TASK OBJECTIVE: Only the lines from the start of the data to the line containing "(0,0) rectangle (702,452);", both included, should be output, exactly and without pictures.

□ □ □ □ □

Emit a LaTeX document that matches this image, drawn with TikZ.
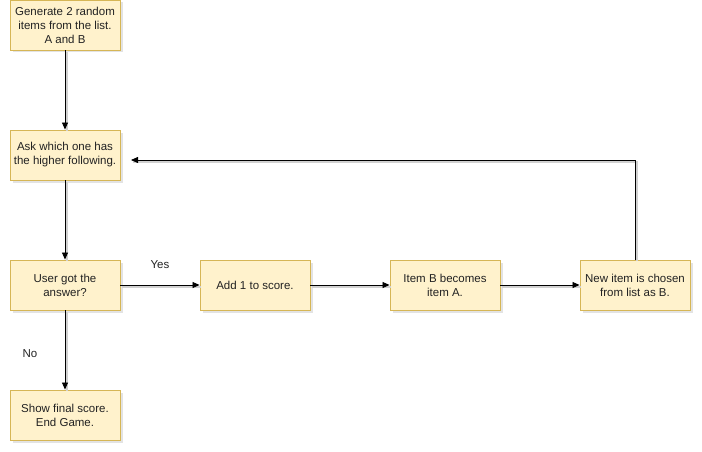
\documentclass[tikz,border=0pt]{standalone}
\usepackage{fontspec}
\setmainfont{Liberation Sans}
\usetikzlibrary{shadows,arrows.meta}
\definecolor{boxfill}{HTML}{FFF2CC}
\definecolor{boxline}{HTML}{D6B656}
\definecolor{txt}{HTML}{222222}
\begin{document}
\begin{tikzpicture}[x=1pt,y=-1pt,
  stepbox/.style={draw=boxline, fill=boxfill, line width=0.9pt,
    minimum width=110pt, minimum height=50pt, inner sep=0pt,
    align=center, font=\fontsize{11.5}{14}\selectfont, text=txt,
    drop shadow={opacity=0.22, shadow xshift=2.5pt, shadow yshift=-2.5pt}},
  conn/.style={draw=black, line width=0.8pt, -{Triangle[length=7pt,width=6pt]}},
  connshadow/.style={draw=black!18, line width=1.4pt, transform canvas={xshift=1.8pt,yshift=-1.8pt}},
  lbl/.style={font=\fontsize{11.5}{14}\selectfont, text=txt}]
\useasboundingbox (0,0) rectangle (702,452);

\node[stepbox] (gen)   at (65,25)  {Generate 2 random\\items from the list.\\A and B};
\node[stepbox] (ask)   at (65,155) {Ask which one has\\the higher following.};
\node[stepbox] (got)   at (65,285) {User got the\\answer?};
\node[stepbox] (final) at (65,415) {Show final score.\\End Game.};
\node[stepbox] (add)   at (255,285) {Add 1 to score.};
\node[stepbox] (itemb) at (445,285) {Item B becomes\\item A.};
\node[stepbox] (newit) at (635,285) {New item is chosen\\from list as B.};

\coordinate (loopend) at (131,160);
\coordinate (loopcorner) at (635,160);

% faint line shadows
\draw[connshadow] (gen.south) -- (ask.north);
\draw[connshadow] (ask.south) -- (got.north);
\draw[connshadow] (got.south) -- (final.north);
\draw[connshadow] (got.east) -- (add.west);
\draw[connshadow] (add.east) -- (itemb.west);
\draw[connshadow] (itemb.east) -- (newit.west);
\draw[connshadow] (newit.north) -- (loopcorner) -- (loopend);

% connectors
\draw[conn] (gen.south) -- (ask.north);
\draw[conn] (ask.south) -- (got.north);
\draw[conn] (got.south) -- (final.north);
\draw[conn] (got.east) -- (add.west);
\draw[conn] (add.east) -- (itemb.west);
\draw[conn] (itemb.east) -- (newit.west);
\draw[conn] (newit.north) -- (loopcorner) -- (loopend);

\node[lbl] (yes) at (160,265) {Yes};
\node[lbl] (no)  at (30,354)  {No};
\end{tikzpicture}
\end{document}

□ □ □ □ □

COMPLETE ANSWER:
Emit a LaTeX document that matches this image, drawn with TikZ.
\documentclass[tikz,border=0pt]{standalone}
\usepackage{fontspec}
\setmainfont{Liberation Sans}
\usetikzlibrary{shadows,arrows.meta}
\definecolor{boxfill}{HTML}{FFF2CC}
\definecolor{boxline}{HTML}{D6B656}
\definecolor{txt}{HTML}{222222}
\begin{document}
\begin{tikzpicture}[x=1pt,y=-1pt,
  stepbox/.style={draw=boxline, fill=boxfill, line width=0.9pt,
    minimum width=110pt, minimum height=50pt, inner sep=0pt,
    align=center, font=\fontsize{11.5}{14}\selectfont, text=txt,
    drop shadow={opacity=0.22, shadow xshift=2.5pt, shadow yshift=-2.5pt}},
  conn/.style={draw=black, line width=0.8pt, -{Triangle[length=7pt,width=6pt]}},
  connshadow/.style={draw=black!18, line width=1.4pt, transform canvas={xshift=1.8pt,yshift=-1.8pt}},
  lbl/.style={font=\fontsize{11.5}{14}\selectfont, text=txt}]
\useasboundingbox (0,0) rectangle (702,452);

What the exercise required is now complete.